There are a lot of questions that begin to arise as you transition from your twenties to your thirties. This is the time when you start thinking about settling down, buying a home and getting serious about saving for retirement. However, is your retirement plan actually on track? Where do you stand financially when it comes to saving for the future?
While these questions can seem overwhelming and complicated, the answers can easily be found by taking a few minutes to do the math. Here’s how to determine if your retirement savings are on track and what to do if they’re not.
Abide by the 4% rule
The most common rule of thumb when it comes to saving for retirement is the 4% Rule. It was developed in the 1990s by a financial planner named William Bengen. The idea is to save up enough money to retire by withdrawing at a rate of 4% per year from your investments without running out of funds.

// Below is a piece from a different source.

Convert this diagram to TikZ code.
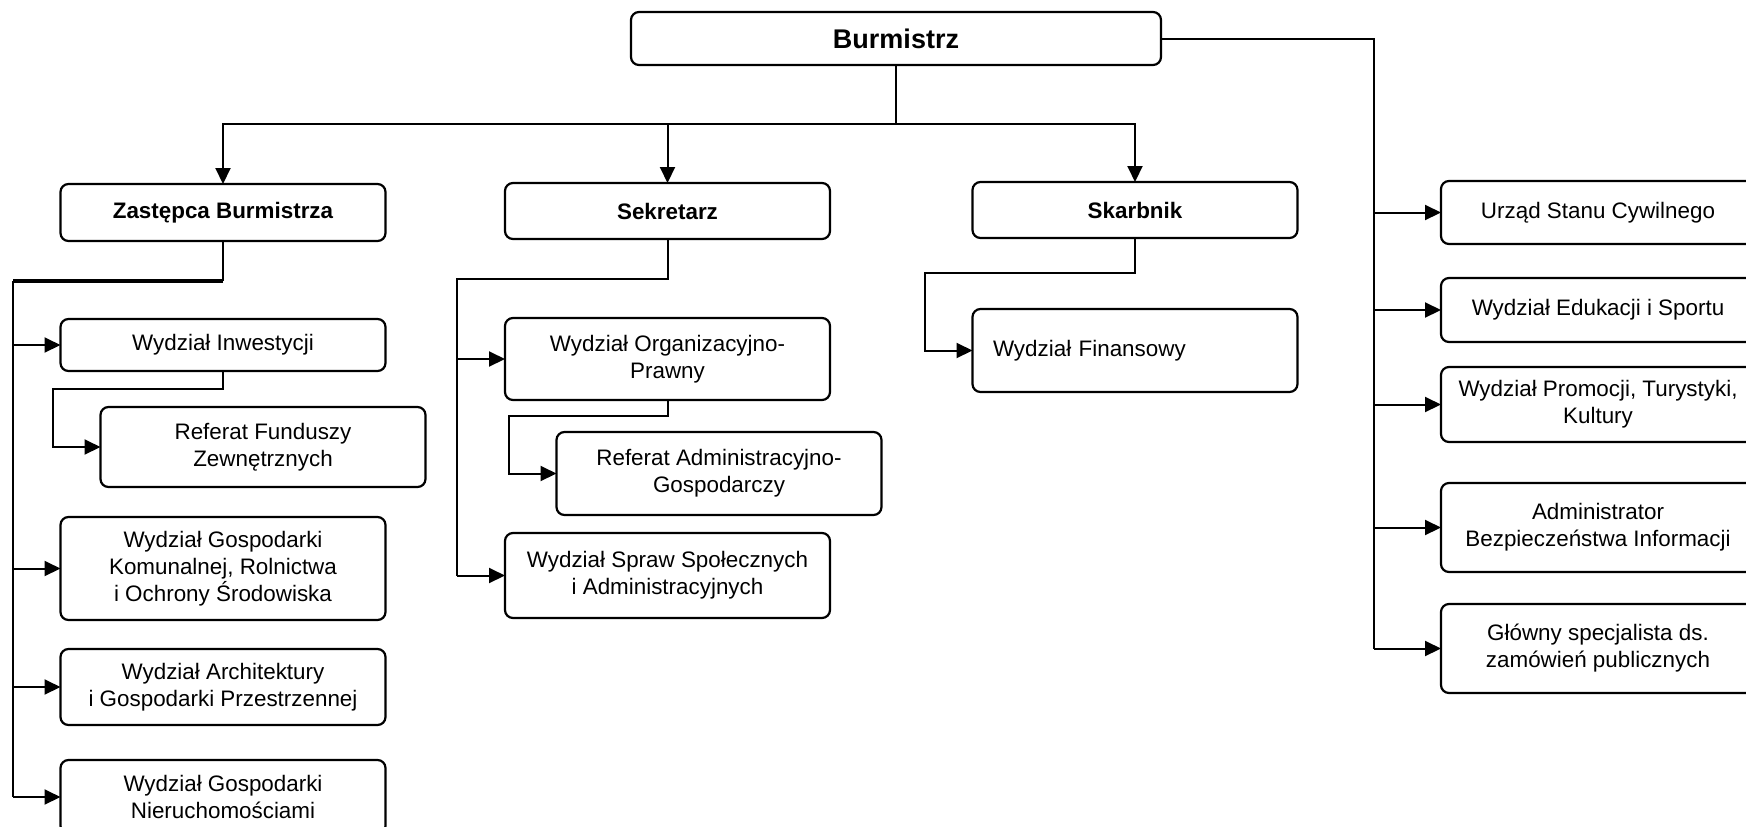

In other words, you want to build up a nest egg that allows you to withdraw 4% of the interest you earn without touching much of the principal. The average rate of return for investments in the U.S. stock market for the past few years has been between 5-7%. So it’s safe to say that you should be able to out earn the 4% rule withdrawal rate during retirement.
For example, if you currently live on a salary of $50,000 per year, and want to do the same in your retirement years, you’ll need to save up around $1.2 million. The equation for the 4% rule works out like this: $1,200,000 x 0.04 = $48,000 annual withdrawal rate. This doesn’t include any income from additional sources such as Social Security benefits or a pension.
The 4% rule gives a quick-and-dirty baseline for retirement savings that allows you to withdraw your regular salary without touching too much of your principal balance. Keep in mind though that while this rule is best for individuals who are hoping to retire in the next few years, it’s still a good barometer for individuals in their thirties.
Check in every 10 years
Another way of knowing if your retirement planning is actually on track it to check in with your current savings goals every ten years. According to Charles Farrell, the financial planner who wrote the book Your Money Ratios, if you expect to retire around the age of 65 there are specific saving milestones you should reach.
He states that an individual who’s 35 should have at least 1.4 times of their annual income saved up, at age 45 around 3.7 times their annual salary and by age 55 have 7.1 times tucked away for retirement. This is a great way to gauge whether or not you’re on track and how much you need to increase your retirement savings if necessary.
Use a retirement calculator
If you want to see the exact numbers of your retirement savings broken down even further, a retirement calculator is a smart tool to use. CNN Money has a savings calculator that will estimate how much your savings will be, based on what you have saved and your estimated savings in the future.
Another more in-depth retirement calculator comes from SmartAsset.com. This one takes into account more details such as where you live, your Social Security benefits and what you expect your annual expenses to be. Either one of these retirement calculators will help you get a clear picture of whether or not your retirement plan is actually on track.
Consider other income options
Finally, don’t forget that there may other income options that come into play when estimating your retirement savings goals. For many of us income sources like Social Security are still an option. This link provides the possible benefits you could be eligible to receive from Social Security in the future.
Other income considerations may include participation in pension programs as well as any other investments or passive income streams you expect to receive. While not all of these income options are guaranteed, you may be able to rely on a few of them to help build your financial portfolio during retirement age.
Is your retirement on track?
As a thirty-something it’s important to fully understand if your retirement plan is actually on track. By using these simple rules-of-thumb and savings calculators you will be able to accurately deduce what your finances will look like during retirement. If you find that you’re a bit behind, you can estimate how much more you need to save every month and then start taking steps to reduce this gap.